China’s foreign minister replaced after weeks of absence
China’s outspoken foreign minister Qin Gang has been removed from office and replaced by his predecessor, Wang Yi.
In an announcement on Tuesday evening, state media gave no reason for Mr Qin’s removal but it comes after he dropped out of sight almost one month ago amid speculation over his personal affairs and political rivalries.
The ministry has provided no information about Mr Qin’s status in keeping with the ruling Communist Party’s standard approach to personnel matters within a highly opaque political system where the media and free speech are severely restricted.
The ministry made no comment at its daily briefing on Tuesday. The move comes amid a foreign backlash against China’s increasingly aggressive foreign policy, of which Mr Qin was a chief proponent.
Adding to the mystery around Mr Qin’s removal, it was approved at a meeting of the Standing Committee of China’s rubber-stamp legislature, the National People’s Congress, which usually gathers at the end of the month.
Mr Wang previously served as China’s top diplomat in his capacity as head of the party’s office of foreign affairs.
The shake-up in China’s diplomacy follows Washington sending US secretary of state Antony Blinken and other top serving and retired officials to Beijing in a bid to revive a relationship that is deeply riven over trade, human rights, technology, Taiwan and China’s other territorial claims.
Mr Qin last appeared on camera at a meeting with Sri Lanka’s foreign minister in Beijing on June 25.
The Foreign Ministry at one point put his absence down to bad health but swiftly scrubbed the reference from its official news conference transcript and has since said only that it had no information to report.
Earlier in his career, Mr Qin had served as foreign ministry spokesperson, when he gained a reputation for criticism of the West and rejection of all accusations against China. That came to be known as “wolf warrior” diplomacy after the name of a nationalistic movie franchise.
He later headed the ministry’s protocol department, during which he reportedly came to the attention of head of state and Communist Party chief Xi Jinping.
He was next appointed ambassador to Washington from July 2021 to this January, a relatively short term but which presaged his rise to the head of the Chinese diplomatic service.
Mr Qin’s previous tenure in the United States and his unexpected departure from the minister’s office throws additional glare on the troubled relationship between Washington and Beijing.
The US has launched a flurry of diplomacy with China over recent weeks in hopes of reviving relations that have sunk to a historic low. Whether it will move the dial on ties between the world’s two largest economies and chief rivals for global influence remains an open question.
Climate envoy John Kerry met officials, including Premier Li Qiang last week, following up on visits by Mr Blinken and Treasury secretary Janet Yellen.
Former top diplomat Henry Kissinger, 100, who is revered in China for helping break the ice in relations in the early 1970s, also made a trip and was granted a meeting with Mr Xi.
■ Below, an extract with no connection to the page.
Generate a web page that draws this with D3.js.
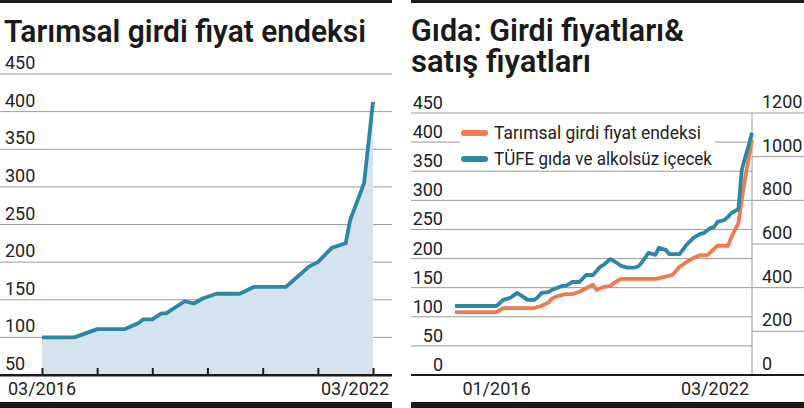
<!DOCTYPE html>
<html>
<head>
<meta charset="utf-8">
<script src="https://cdn.jsdelivr.net/npm/d3@7"></script>
<style>
  body { margin: 0; background: #fff; }
  text { font-family: Roboto, "Noto Sans", sans-serif; fill: #222; }
</style>
</head>
<body>
<div id="chart"></div>
<script>
// ---- data ----
// left panel: Tarımsal girdi fiyat endeksi
var leftDates = ["2016-03","2016-10","2017-03","2017-09","2017-12","2018-01","2018-03","2018-05",
  "2018-06","2018-10","2018-12","2019-02","2019-05","2019-10","2020-01","2020-08","2021-01",
  "2021-03","2021-06","2021-09","2021-10","2022-01","2022-03"];
var leftValues = [100,100,111,111,119,124,124,132,132,148,145,152,158,158,167,167,194,200,219,225,256,305,413];
var leftTicksY = [50,100,150,200,250,300,350,400,450];
var leftTicksX = ["2016-03","2017-03","2018-03","2019-03","2020-03","2021-03","2022-03"];

// right panel: orange series (left axis)
var inputDates = ["2015-01","2016-01","2016-03","2016-12","2017-02","2017-04","2017-05","2017-07",
  "2017-09","2017-11","2018-01","2018-03","2018-05","2018-06","2018-08","2018-10","2018-11",
  "2019-01","2019-09","2019-11","2020-02","2020-04","2020-06","2020-08","2020-10","2020-12",
  "2021-02","2021-03","2021-05","2021-08","2021-09","2021-11","2021-12","2022-01","2022-02","2022-03"];
var inputValues = [108,108,115,115,119,124,131,136,139,139,143,149,155,146,151,153,158,
  165,165,165,169,172,186,194,201,206,206,211,222,222,237,261,301,340,374,404];

// right panel: blue series (right axis)
var cpiDates = ["2015-01","2016-01","2016-03","2016-05","2016-07","2016-08","2016-10","2016-12",
  "2017-01","2017-02","2017-04","2017-05","2017-08","2017-09","2017-11","2018-01","2018-03",
  "2018-05","2018-07","2018-08","2018-10","2018-12","2019-01","2019-03","2019-05","2019-06",
  "2019-07","2019-09","2019-11","2019-12","2020-02","2020-03","2020-06","2020-08","2020-10",
  "2020-12","2021-01","2021-03","2021-04","2021-05","2021-07","2021-08","2021-09","2021-11",
  "2021-12","2022-01","2022-02","2022-03"];
var cpiValues = [316,316,344,353,376,366,344,344,357,376,380,389,408,408,426,426,458,
  458,495,504,531,512,500,492,492,497,513,559,550,582,573,554,554,596,628,
  646,650,673,678,701,710,724,742,760,939,999,1054,1110];

var rightTicksL = [0,50,100,150,200,250,300,350,400,450];
var rightTicksR = [0,200,400,600,800,1000,1200];
var legendLabels = ["Tarımsal girdi fiyat endeksi", "TÜFE gıda ve alkolsüz içecek"];

var orange = "#ee7a4f";
var blue = "#2b87a3";

var parse = d3.timeParse("%Y-%m");
var svg = d3.select("#chart").append("svg")
    .attr("width", 804)
    .attr("height", 408);

// ---------------- left panel ----------------
var xL = d3.scaleTime()
    .domain([parse("2016-03"), parse("2022-03")])
    .range([42, 373]);
var yL = d3.scaleLinear()
    .domain([50, 450])
    .range([375, 74]);

var left = svg.append("g");

left.append("rect").attr("x", 0).attr("y", 0).attr("width", 392).attr("height", 3).attr("fill", "#1a1a1a");
left.append("text")
    .attr("x", 4).attr("y", 42)
    .attr("font-size", 31).attr("font-weight", 600)
    .attr("textLength", 362).attr("lengthAdjust", "spacingAndGlyphs")
    .style("fill", "#1a1a1a")
    .text("Tarımsal girdi fiyat endeksi");

// gridlines and labels
left.selectAll(".grid").data(leftTicksY.slice(1)).enter()
  .append("line")
    .attr("x1", 0).attr("x2", 392)
    .attr("y1", function(d) { return yL(d); })
    .attr("y2", function(d) { return yL(d); })
    .attr("stroke", "#9a9a9a").attr("stroke-width", 1);
left.selectAll(".ylab").data(leftTicksY).enter()
  .append("text")
    .attr("x", 5)
    .attr("y", function(d) { return yL(d) - 5; })
    .attr("font-size", 18)
    .text(function(d) { return d; });

var leftData = leftDates.map(function(d, i) { return { date: parse(d), value: leftValues[i] }; });

left.append("path")
    .datum(leftData)
    .attr("fill", "#d5e3ee")
    .attr("d", d3.area()
      .x(function(d) { return xL(d.date); })
      .y0(yL(50))
      .y1(function(d) { return yL(d.value); }));

left.append("path")
    .datum(leftData)
    .attr("fill", "none")
    .attr("stroke", blue)
    .attr("stroke-width", 3.8)
    .attr("stroke-linejoin", "round")
    .attr("d", d3.line()
      .x(function(d) { return xL(d.date); })
      .y(function(d) { return yL(d.value); }));

// x axis: ticks pointing up
var leftAxis = left.append("g")
    .attr("transform", "translate(0," + yL(50) + ")")
    .call(d3.axisTop(xL).tickValues(leftTicksX.map(parse)).tickSize(7).tickFormat(""));
leftAxis.select(".domain").remove();
leftAxis.selectAll(".tick line").attr("stroke", "#1a1a1a").attr("stroke-width", 2);
left.append("rect").attr("x", 0).attr("y", yL(50) - 1).attr("width", 392).attr("height", 2.5).attr("fill", "#1a1a1a");

left.append("text").attr("x", xL(parse("2016-03"))).attr("y", 395)
    .attr("text-anchor", "middle").attr("font-size", 18).text("03/2016");
left.append("text").attr("x", 389).attr("y", 395)
    .attr("text-anchor", "end").attr("font-size", 18).text("03/2022");
left.append("rect").attr("x", 0).attr("y", 402).attr("width", 392).attr("height", 6).attr("fill", "#1a1a1a");

// ---------------- right panel ----------------
var xR = d3.scaleTime()
    .domain([parse("2015-01"), parse("2022-03")])
    .range([455, 752]);
var yR1 = d3.scaleLinear().domain([0, 450]).range([375, 113]);
var yR2 = d3.scaleLinear().domain([0, 1200]).range([375, 113]);

var right = svg.append("g");

right.append("rect").attr("x", 411).attr("y", 0).attr("width", 393).attr("height", 3).attr("fill", "#1a1a1a");
// two-line title in one text element
var rTitle = right.append("text")
    .attr("font-size", 31).attr("font-weight", 600)
    .style("fill", "#1a1a1a");
rTitle.append("tspan")
    .attr("x", 411).attr("y", 41)
    .attr("textLength", 273).attr("lengthAdjust", "spacingAndGlyphs")
    .text("Gıda: Girdi fiyatları&");
rTitle.append("tspan")
    .attr("x", 411).attr("y", 72)
    .attr("textLength", 180).attr("lengthAdjust", "spacingAndGlyphs")
    .text("satış fiyatları");

right.selectAll(".gridL").data(rightTicksL.slice(1)).enter()
  .append("line")
    .attr("x1", 411).attr("x2", 752)
    .attr("y1", function(d) { return yR1(d); })
    .attr("y2", function(d) { return yR1(d); })
    .attr("stroke", "#9a9a9a").attr("stroke-width", 1);
right.selectAll(".gridR").data(rightTicksR.slice(1)).enter()
  .append("line")
    .attr("x1", 752).attr("x2", 804)
    .attr("y1", function(d) { return yR2(d); })
    .attr("y2", function(d) { return yR2(d); })
    .attr("stroke", "#9a9a9a").attr("stroke-width", 1);
right.append("line")
    .attr("x1", 752).attr("x2", 752)
    .attr("y1", yR2(1200)).attr("y2", yR2(0))
    .attr("stroke", "#9a9a9a").attr("stroke-width", 1);

right.selectAll(".ylabL").data(rightTicksL).enter()
  .append("text")
    .attr("x", 443)
    .attr("y", function(d) { return yR1(d) - 4; })
    .attr("text-anchor", "end")
    .attr("font-size", 18)
    .text(function(d) { return d; });
right.selectAll(".ylabR").data(rightTicksR).enter()
  .append("text")
    .attr("x", 762)
    .attr("y", function(d) { return yR2(d) - 5; })
    .attr("font-size", 18)
    .text(function(d) { return d; });

// legend (white box masks the gridline)
right.append("rect").attr("x", 460).attr("y", 118).attr("width", 255).attr("height", 48).attr("fill", "#fff");
legendLabels.forEach(function(label, i) {
  var cy = 133 + i * 26;
  right.append("line")
      .attr("x1", 464).attr("x2", 485)
      .attr("y1", cy).attr("y2", cy)
      .attr("stroke", i === 0 ? orange : blue)
      .attr("stroke-width", 6)
      .attr("stroke-linecap", "round");
  right.append("text")
      .attr("x", 494).attr("y", cy + 6)
      .attr("font-size", 18.5)
      .attr("textLength", i === 0 ? 207 : 218).attr("lengthAdjust", "spacingAndGlyphs")
      .text(label);
});

var inputData = inputDates.map(function(d, i) { return { date: parse(d), value: inputValues[i] }; });
var cpiData = cpiDates.map(function(d, i) { return { date: parse(d), value: cpiValues[i] }; });

right.append("path")
    .datum(inputData)
    .attr("fill", "none")
    .attr("stroke", orange)
    .attr("stroke-width", 3.8)
    .attr("stroke-linejoin", "round")
    .attr("d", d3.line()
      .x(function(d) { return xR(d.date); })
      .y(function(d) { return yR1(d.value); }));

right.append("path")
    .datum(cpiData)
    .attr("fill", "none")
    .attr("stroke", blue)
    .attr("stroke-width", 3.8)
    .attr("stroke-linejoin", "round")
    .attr("d", d3.line()
      .x(function(d) { return xR(d.date); })
      .y(function(d) { return yR2(d.value); }));

right.append("rect").attr("x", 411).attr("y", yR1(0) - 1).attr("width", 393).attr("height", 2).attr("fill", "#1a1a1a");
right.append("text").attr("x", xR(parse("2016-01"))).attr("y", 395)
    .attr("text-anchor", "middle").attr("font-size", 18).text("01/2016");
right.append("text").attr("x", 749).attr("y", 395)
    .attr("text-anchor", "end").attr("font-size", 18).text("03/2022");
right.append("rect").attr("x", 411).attr("y", 402).attr("width", 393).attr("height", 6).attr("fill", "#1a1a1a");
</script>
</body>
</html>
If the United States does not hit the brake, but continues to speed down the wrong path, no amount of guardrails can prevent derailing and there surely will be conflict and confrontation
“We are working to put some stability into the relationship … to make sure that the competition that we’re in doesn’t veer into conflict,” Mr Blinken said in an interview with CNN broadcast on Sunday. “We will continue to do and say things that China will not like just as they’re going to continue to do and say things we won’t like.”
Vedant Patel, US State Department deputy spokesman said: “It is up to China to decide who their foreign minister is.
“We will continue to engage with Foreign Minister Wang Yi and other Chinese officials and continue to believe that keeping lines of communication open are incredibly important.”
With its highly opaque political system abetted by strict controls over the media and civil society, it is difficult to gauge how Mr Xi and other Chinese leaders see the relationship at this point.
Mr Xi is the most authoritarian and nationalistic party head in decades and has taken a hard line on claims to sovereignty over the South China Sea and has made threats to attack the self-governing island democracy of Taiwan.
He has sternly rejected foreign criticism of China’s crackdown on political and cultural expression against Muslim and Buddhist minorities and in the former British colony of Hong Kong.
During his time as spokesperson and minister, Mr Qin defended those positions in terms that sometimes verged on the strident, saying in March that: “If the United States does not hit the brake, but continues to speed down the wrong path, no amount of guardrails can prevent derailing and there surely will be conflict and confrontation.”
“Such competition is a reckless gamble, with the stakes being the fundamental interests of the two peoples and even the future of humanity.”